The entire listing is to be repeated verbatim.

======== Data lines

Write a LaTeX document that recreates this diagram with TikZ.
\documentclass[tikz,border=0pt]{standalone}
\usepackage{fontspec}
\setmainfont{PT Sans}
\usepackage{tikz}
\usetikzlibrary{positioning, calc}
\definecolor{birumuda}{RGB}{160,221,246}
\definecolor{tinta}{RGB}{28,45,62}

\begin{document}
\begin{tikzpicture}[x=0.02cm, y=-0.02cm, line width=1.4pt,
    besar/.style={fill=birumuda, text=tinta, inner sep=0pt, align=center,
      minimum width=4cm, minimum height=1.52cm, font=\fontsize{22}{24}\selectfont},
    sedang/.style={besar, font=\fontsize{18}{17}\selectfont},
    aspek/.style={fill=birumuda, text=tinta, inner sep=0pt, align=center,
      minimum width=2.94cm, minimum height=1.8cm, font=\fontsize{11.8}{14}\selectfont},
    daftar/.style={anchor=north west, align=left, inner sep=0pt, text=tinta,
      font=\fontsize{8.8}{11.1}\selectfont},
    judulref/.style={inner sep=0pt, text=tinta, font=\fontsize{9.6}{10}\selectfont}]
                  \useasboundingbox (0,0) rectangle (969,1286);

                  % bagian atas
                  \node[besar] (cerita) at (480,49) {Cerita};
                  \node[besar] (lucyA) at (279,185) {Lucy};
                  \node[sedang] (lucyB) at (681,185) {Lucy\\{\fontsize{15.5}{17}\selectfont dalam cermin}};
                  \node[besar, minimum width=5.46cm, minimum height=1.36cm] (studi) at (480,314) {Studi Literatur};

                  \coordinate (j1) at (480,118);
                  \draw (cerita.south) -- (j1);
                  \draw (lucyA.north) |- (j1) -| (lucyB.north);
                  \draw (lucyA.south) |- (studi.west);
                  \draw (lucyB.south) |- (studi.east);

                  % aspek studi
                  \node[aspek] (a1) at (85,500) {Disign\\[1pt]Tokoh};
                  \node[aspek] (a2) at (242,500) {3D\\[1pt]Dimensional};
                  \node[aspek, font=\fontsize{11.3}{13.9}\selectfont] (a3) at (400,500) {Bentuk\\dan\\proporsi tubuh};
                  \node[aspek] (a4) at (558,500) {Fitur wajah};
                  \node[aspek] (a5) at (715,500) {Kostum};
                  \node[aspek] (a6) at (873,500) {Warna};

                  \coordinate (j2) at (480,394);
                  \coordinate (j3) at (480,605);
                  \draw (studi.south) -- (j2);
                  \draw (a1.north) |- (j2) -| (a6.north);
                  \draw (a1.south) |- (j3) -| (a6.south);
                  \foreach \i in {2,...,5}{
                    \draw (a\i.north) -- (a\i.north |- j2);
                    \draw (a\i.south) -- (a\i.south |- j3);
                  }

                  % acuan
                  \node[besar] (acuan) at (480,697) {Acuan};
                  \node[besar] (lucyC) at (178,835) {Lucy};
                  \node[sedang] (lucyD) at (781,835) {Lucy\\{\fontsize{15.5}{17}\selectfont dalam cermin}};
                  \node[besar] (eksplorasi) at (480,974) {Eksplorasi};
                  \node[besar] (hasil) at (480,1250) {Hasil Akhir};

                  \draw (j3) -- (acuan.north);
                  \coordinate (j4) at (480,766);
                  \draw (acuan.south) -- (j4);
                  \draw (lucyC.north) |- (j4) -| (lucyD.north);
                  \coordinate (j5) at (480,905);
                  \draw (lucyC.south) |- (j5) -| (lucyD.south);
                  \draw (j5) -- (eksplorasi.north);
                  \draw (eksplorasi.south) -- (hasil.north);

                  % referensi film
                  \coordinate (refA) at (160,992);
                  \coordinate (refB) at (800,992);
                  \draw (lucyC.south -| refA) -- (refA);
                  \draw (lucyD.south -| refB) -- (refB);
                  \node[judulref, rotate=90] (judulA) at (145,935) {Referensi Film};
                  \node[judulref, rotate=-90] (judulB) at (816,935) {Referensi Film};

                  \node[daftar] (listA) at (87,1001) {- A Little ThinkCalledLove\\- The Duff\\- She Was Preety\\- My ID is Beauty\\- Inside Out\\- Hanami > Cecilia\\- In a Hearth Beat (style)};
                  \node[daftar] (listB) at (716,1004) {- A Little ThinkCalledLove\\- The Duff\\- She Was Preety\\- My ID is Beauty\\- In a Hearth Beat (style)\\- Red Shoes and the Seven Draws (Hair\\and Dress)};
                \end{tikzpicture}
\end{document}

================

**Worked solution**
Write a LaTeX document that recreates this diagram with TikZ.
\documentclass[tikz,border=0pt]{standalone}
\usepackage{fontspec}
\setmainfont{PT Sans}
\usepackage{tikz}
\usetikzlibrary{positioning, calc}
\definecolor{birumuda}{RGB}{160,221,246}
\definecolor{tinta}{RGB}{28,45,62}

\begin{document}
\begin{tikzpicture}[x=0.02cm, y=-0.02cm, line width=1.4pt,
    besar/.style={fill=birumuda, text=tinta, inner sep=0pt, align=center,
      minimum width=4cm, minimum height=1.52cm, font=\fontsize{22}{24}\selectfont},
    sedang/.style={besar, font=\fontsize{18}{17}\selectfont},
    aspek/.style={fill=birumuda, text=tinta, inner sep=0pt, align=center,
      minimum width=2.94cm, minimum height=1.8cm, font=\fontsize{11.8}{14}\selectfont},
    daftar/.style={anchor=north west, align=left, inner sep=0pt, text=tinta,
      font=\fontsize{8.8}{11.1}\selectfont},
    judulref/.style={inner sep=0pt, text=tinta, font=\fontsize{9.6}{10}\selectfont}]
                  \useasboundingbox (0,0) rectangle (969,1286);

                  % bagian atas
                  \node[besar] (cerita) at (480,49) {Cerita};
                  \node[besar] (lucyA) at (279,185) {Lucy};
                  \node[sedang] (lucyB) at (681,185) {Lucy\\{\fontsize{15.5}{17}\selectfont dalam cermin}};
                  \node[besar, minimum width=5.46cm, minimum height=1.36cm] (studi) at (480,314) {Studi Literatur};

                  \coordinate (j1) at (480,118);
                  \draw (cerita.south) -- (j1);
                  \draw (lucyA.north) |- (j1) -| (lucyB.north);
                  \draw (lucyA.south) |- (studi.west);
                  \draw (lucyB.south) |- (studi.east);

                  % aspek studi
                  \node[aspek] (a1) at (85,500) {Disign\\[1pt]Tokoh};
                  \node[aspek] (a2) at (242,500) {3D\\[1pt]Dimensional};
                  \node[aspek, font=\fontsize{11.3}{13.9}\selectfont] (a3) at (400,500) {Bentuk\\dan\\proporsi tubuh};
                  \node[aspek] (a4) at (558,500) {Fitur wajah};
                  \node[aspek] (a5) at (715,500) {Kostum};
                  \node[aspek] (a6) at (873,500) {Warna};

                  \coordinate (j2) at (480,394);
                  \coordinate (j3) at (480,605);
                  \draw (studi.south) -- (j2);
                  \draw (a1.north) |- (j2) -| (a6.north);
                  \draw (a1.south) |- (j3) -| (a6.south);
                  \foreach \i in {2,...,5}{
                    \draw (a\i.north) -- (a\i.north |- j2);
                    \draw (a\i.south) -- (a\i.south |- j3);
                  }

                  % acuan
                  \node[besar] (acuan) at (480,697) {Acuan};
                  \node[besar] (lucyC) at (178,835) {Lucy};
                  \node[sedang] (lucyD) at (781,835) {Lucy\\{\fontsize{15.5}{17}\selectfont dalam cermin}};
                  \node[besar] (eksplorasi) at (480,974) {Eksplorasi};
                  \node[besar] (hasil) at (480,1250) {Hasil Akhir};

                  \draw (j3) -- (acuan.north);
                  \coordinate (j4) at (480,766);
                  \draw (acuan.south) -- (j4);
                  \draw (lucyC.north) |- (j4) -| (lucyD.north);
                  \coordinate (j5) at (480,905);
                  \draw (lucyC.south) |- (j5) -| (lucyD.south);
                  \draw (j5) -- (eksplorasi.north);
                  \draw (eksplorasi.south) -- (hasil.north);

                  % referensi film
                  \coordinate (refA) at (160,992);
                  \coordinate (refB) at (800,992);
                  \draw (lucyC.south -| refA) -- (refA);
                  \draw (lucyD.south -| refB) -- (refB);
                  \node[judulref, rotate=90] (judulA) at (145,935) {Referensi Film};
                  \node[judulref, rotate=-90] (judulB) at (816,935) {Referensi Film};

                  \node[daftar] (listA) at (87,1001) {- A Little ThinkCalledLove\\- The Duff\\- She Was Preety\\- My ID is Beauty\\- Inside Out\\- Hanami > Cecilia\\- In a Hearth Beat (style)};
                  \node[daftar] (listB) at (716,1004) {- A Little ThinkCalledLove\\- The Duff\\- She Was Preety\\- My ID is Beauty\\- In a Hearth Beat (style)\\- Red Shoes and the Seven Draws (Hair\\and Dress)};
                \end{tikzpicture}
\end{document}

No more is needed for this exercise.